While cross-border banking brings diversification, risk-sharing, and investment benefits to home and host countries, stronger regional linkages also bring the potential of greater vulnerability to cross-border shocks. This is particularly important within corporate groups as affiliates in different jurisdictions increase the risk of contagion. The failure of a group or its affiliates can threaten financial stability in multiple jurisdictions. We saw this during the global crisis when shocks moved rapidly from the U.S. housing market to global markets.
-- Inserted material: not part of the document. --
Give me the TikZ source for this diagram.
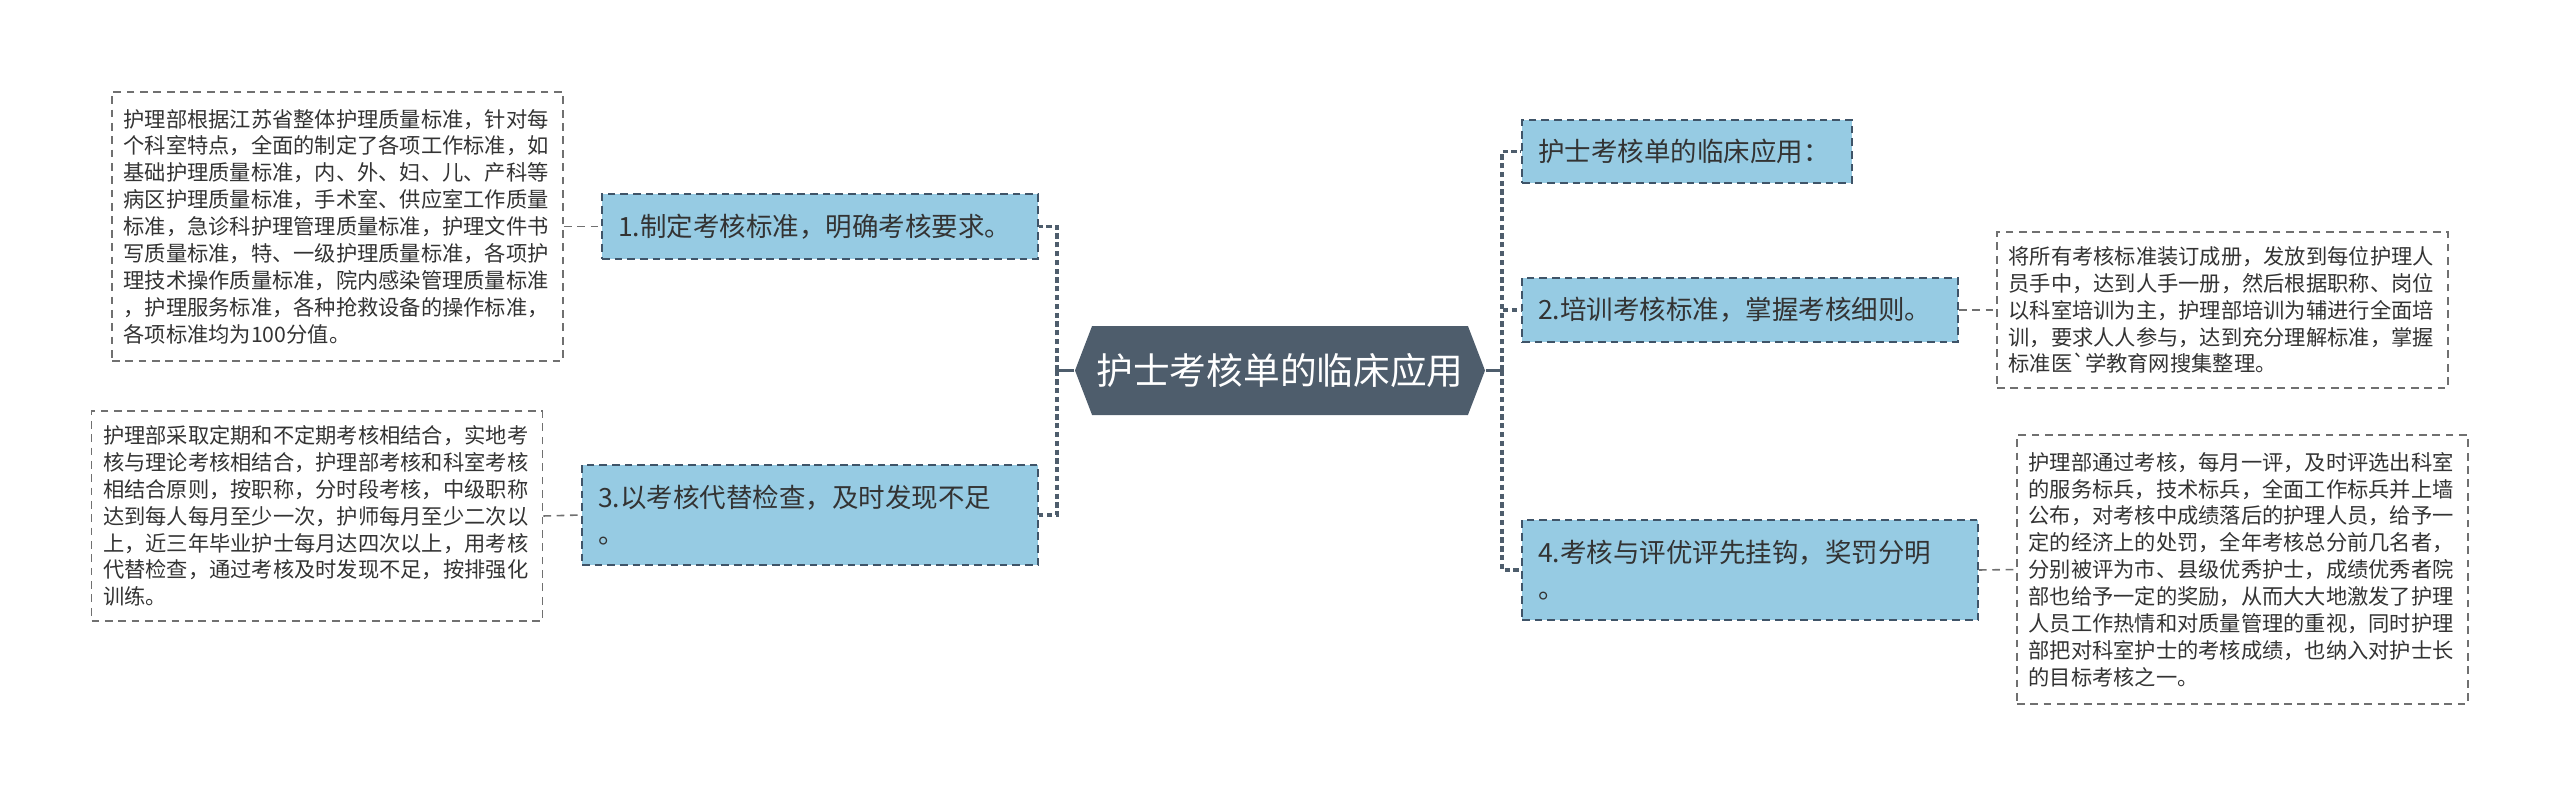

This creates challenges involving bank supervision and regulation, and crisis resolution. Financial reforms that help strengthen the soundness of parent banks can help limit the transmission of negative shocks by foreign affiliates. A pragmatic approach involves information sharing, harmonized institutional and regulatory frameworks to ensure consistent implementation of regulatory standards, and compatible arrangements for cross-border resolution. These shared objectives, combined with stronger cooperation and coordination among regulators and supervisors, can ensure the benefits of globalized banking while limiting the risks to financial stability.
Looking ahead, it is clear that Asian financial systems will continue growing in size and complexity. They have the potential to enhance innovation, integration and inclusion. More interconnected financial systems can allow households and pension funds, among others, to diversify; ideally, reducing risk. They can provide new sources of corporate financing to drive the next stage of Asia’s remarkable growth.
But as financial integration grows, the role of regulators and regulatory cooperation becomes ever more important. This is how we can keep one country’s problems from becoming systemic. The IMF can work with this region’s regulators and supervisors to help ensure the safety of this process. This conference is one small step to enhance this collaboration.
Let me conclude by thanking all of you for being here, and for your constructive contributions to these important deliberations. I wish all of you a very pleasant stay in my hometown and very productive discussions.